From the entries below, list each line with "that".

[Charts and diagrams as code]
--------------------

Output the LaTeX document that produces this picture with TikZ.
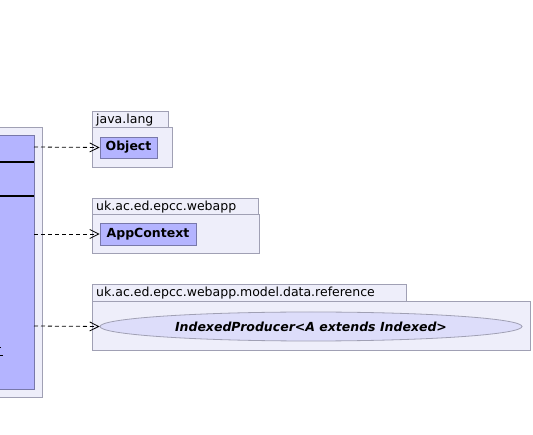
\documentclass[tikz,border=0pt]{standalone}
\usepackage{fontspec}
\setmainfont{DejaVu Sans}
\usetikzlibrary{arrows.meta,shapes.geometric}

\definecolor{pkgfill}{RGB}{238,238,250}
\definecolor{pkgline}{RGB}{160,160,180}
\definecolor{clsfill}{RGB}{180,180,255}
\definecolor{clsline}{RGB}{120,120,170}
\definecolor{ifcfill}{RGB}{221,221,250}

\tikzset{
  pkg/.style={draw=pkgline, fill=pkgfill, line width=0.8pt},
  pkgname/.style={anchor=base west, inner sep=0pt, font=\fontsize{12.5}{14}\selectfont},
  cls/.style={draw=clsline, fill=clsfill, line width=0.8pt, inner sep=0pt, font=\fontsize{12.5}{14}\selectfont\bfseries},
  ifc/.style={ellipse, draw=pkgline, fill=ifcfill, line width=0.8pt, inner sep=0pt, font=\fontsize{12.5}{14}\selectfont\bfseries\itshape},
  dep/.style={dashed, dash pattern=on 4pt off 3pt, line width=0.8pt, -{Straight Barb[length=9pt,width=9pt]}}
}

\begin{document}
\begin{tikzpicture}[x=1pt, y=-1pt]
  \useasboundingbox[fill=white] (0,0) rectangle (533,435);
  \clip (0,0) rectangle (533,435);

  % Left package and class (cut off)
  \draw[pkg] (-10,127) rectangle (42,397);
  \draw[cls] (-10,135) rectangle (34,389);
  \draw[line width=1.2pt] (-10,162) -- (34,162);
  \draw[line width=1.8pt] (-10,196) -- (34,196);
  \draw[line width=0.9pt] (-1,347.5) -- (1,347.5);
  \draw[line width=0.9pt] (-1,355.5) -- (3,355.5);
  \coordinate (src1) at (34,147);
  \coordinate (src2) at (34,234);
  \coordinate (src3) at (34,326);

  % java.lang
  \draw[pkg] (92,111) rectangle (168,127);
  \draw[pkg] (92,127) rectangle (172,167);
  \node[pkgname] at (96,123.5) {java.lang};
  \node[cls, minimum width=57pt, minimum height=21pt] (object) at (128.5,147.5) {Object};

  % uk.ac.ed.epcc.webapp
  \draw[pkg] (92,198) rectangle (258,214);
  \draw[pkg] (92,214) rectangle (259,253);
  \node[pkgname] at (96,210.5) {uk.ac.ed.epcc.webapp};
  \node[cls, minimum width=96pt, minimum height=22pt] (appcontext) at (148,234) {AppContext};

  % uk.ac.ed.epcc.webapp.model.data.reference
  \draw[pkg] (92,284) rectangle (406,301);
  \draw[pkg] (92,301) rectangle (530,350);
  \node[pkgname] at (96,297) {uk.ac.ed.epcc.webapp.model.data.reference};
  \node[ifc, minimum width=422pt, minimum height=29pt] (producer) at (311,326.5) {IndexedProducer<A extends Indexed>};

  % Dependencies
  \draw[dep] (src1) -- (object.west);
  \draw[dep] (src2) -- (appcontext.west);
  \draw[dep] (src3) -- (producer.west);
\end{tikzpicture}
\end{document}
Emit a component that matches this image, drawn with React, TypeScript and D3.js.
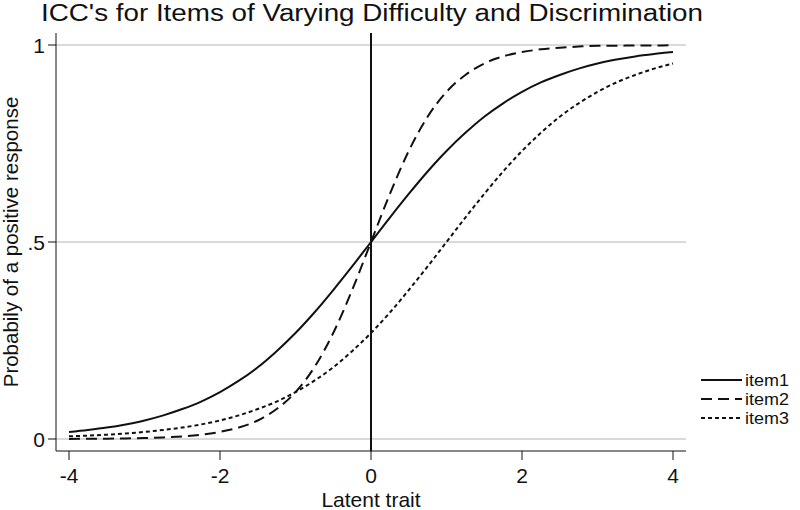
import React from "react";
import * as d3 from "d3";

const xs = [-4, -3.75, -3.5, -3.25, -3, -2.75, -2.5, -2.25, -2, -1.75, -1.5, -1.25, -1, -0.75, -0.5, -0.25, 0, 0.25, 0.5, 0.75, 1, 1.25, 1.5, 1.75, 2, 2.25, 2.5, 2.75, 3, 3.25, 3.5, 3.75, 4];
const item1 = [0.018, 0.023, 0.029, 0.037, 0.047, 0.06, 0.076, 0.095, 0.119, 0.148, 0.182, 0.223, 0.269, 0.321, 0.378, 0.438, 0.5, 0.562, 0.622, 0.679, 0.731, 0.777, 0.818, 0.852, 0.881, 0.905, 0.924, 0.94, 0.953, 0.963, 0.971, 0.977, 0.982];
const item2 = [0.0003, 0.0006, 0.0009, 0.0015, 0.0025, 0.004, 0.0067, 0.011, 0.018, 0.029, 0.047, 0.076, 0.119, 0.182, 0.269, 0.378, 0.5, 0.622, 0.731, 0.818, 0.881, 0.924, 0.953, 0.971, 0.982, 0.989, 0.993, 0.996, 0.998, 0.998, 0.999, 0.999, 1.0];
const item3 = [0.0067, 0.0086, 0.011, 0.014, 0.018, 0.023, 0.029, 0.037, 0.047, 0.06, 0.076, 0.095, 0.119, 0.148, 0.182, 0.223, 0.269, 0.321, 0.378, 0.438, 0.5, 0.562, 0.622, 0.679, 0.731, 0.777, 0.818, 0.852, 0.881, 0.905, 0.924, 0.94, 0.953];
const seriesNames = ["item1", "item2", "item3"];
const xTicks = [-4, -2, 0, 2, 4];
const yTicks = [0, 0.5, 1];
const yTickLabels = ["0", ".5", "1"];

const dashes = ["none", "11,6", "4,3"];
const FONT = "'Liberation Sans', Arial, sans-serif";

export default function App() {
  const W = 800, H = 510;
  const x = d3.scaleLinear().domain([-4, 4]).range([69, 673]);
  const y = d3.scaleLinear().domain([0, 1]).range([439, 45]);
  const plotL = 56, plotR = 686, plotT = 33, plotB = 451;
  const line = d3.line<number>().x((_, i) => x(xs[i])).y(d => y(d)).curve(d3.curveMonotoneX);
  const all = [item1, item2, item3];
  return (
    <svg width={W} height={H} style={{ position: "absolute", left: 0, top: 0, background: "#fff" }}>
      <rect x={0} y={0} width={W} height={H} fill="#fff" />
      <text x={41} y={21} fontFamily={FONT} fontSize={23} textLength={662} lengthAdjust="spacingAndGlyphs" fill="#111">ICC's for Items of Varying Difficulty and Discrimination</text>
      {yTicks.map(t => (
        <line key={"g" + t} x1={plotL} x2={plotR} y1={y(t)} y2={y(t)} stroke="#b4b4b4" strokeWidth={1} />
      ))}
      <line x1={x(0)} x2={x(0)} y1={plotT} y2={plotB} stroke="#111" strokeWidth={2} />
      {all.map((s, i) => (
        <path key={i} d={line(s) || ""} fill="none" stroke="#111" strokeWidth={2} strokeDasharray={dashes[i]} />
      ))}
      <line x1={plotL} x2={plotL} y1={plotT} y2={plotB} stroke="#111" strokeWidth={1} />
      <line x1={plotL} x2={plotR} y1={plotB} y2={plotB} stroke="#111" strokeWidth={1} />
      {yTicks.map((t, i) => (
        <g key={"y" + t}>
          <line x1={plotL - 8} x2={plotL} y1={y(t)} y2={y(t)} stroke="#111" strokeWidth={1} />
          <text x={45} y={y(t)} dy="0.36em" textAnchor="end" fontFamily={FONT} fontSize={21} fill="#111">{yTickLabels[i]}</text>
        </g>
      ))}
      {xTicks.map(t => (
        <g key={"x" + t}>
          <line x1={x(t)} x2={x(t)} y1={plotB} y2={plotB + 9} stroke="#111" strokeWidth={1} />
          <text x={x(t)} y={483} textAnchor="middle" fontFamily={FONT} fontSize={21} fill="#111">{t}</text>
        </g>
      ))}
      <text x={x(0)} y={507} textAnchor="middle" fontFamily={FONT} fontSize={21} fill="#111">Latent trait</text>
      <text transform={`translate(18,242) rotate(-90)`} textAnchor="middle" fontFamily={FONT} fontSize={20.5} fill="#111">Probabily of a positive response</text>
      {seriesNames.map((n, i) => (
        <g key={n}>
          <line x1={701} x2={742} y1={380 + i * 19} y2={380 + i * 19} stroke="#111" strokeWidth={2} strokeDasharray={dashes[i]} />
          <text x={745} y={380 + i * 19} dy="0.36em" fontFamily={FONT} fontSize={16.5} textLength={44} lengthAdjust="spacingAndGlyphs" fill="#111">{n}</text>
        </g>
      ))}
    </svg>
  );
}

--------------------

COMPLETED TASK -
Output the LaTeX document that produces this picture with TikZ.
Emit a component that matches this image, drawn with React, TypeScript and D3.js.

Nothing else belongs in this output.